1.  Metadata tables.  There are many needs to have fast OLTP interaction for managing data loading.  When did a load start, stop, how many rows, error messages, etc are very nice to store in a database.  One solution to this is to use a normal distributed table in Greenplum but the interaction is relatively slow compared to say PostgreSQL which is designed for OLTP.  Another solution is to create a separate database just to manage ETL functions.

It would be a simple solution to have use the Greenplum master database to store this information for two reasons.  First, it reduces overall risk because your ETL processing isn't dependent on yet another database.  Secondly, most production systems have a standby-master so now your ETL data has built-in HA.

2.  Replication.  Longer term, I would like to see the ability to replicate in realtime to the Master database from external databases like Oracle, SQL Server, PostgreSQL, etc.  Many tools like Attunity Replicate, are designed for OLTP to OLTP replication.  This would allow a tool like that to work in an optimal fashion with the target being Greenplum.  We would of course need to drain these tables to distributed tables but this could be done in batches.

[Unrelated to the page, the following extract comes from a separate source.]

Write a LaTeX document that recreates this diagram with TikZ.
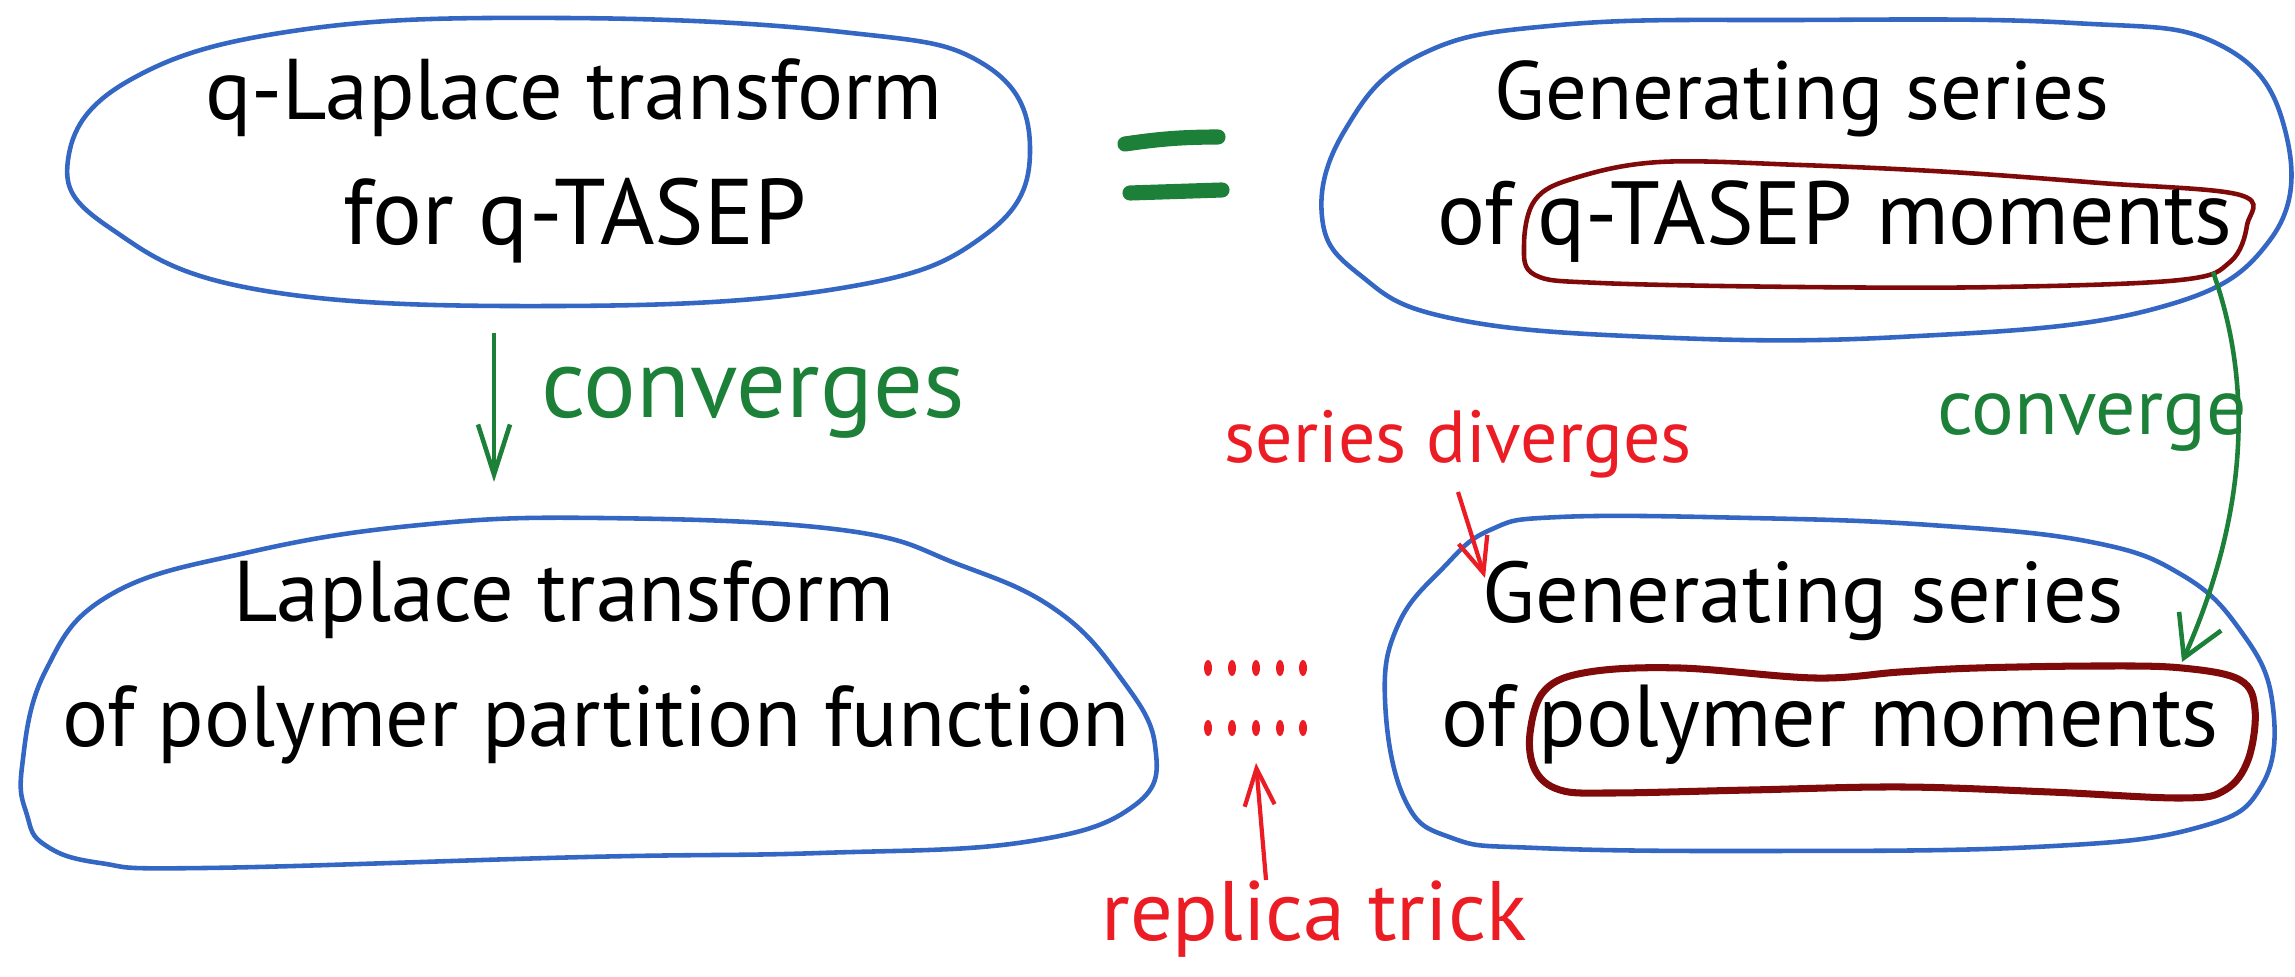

A bit off topic, but a third use-case could be for HAWQ.  Just like #2 above, HAWQ could benefit from this replication.  It would allow UPDATE and DELETE statements and then in batches, drain it to tables stored in HDFS.   That would drive adoption for HAWQ and make it easier to target HAWQ for data replication.

If a master-only table is a "feature" instead of an accidental backdoor, then why would it matter if in the future people create master-only tables in this manner?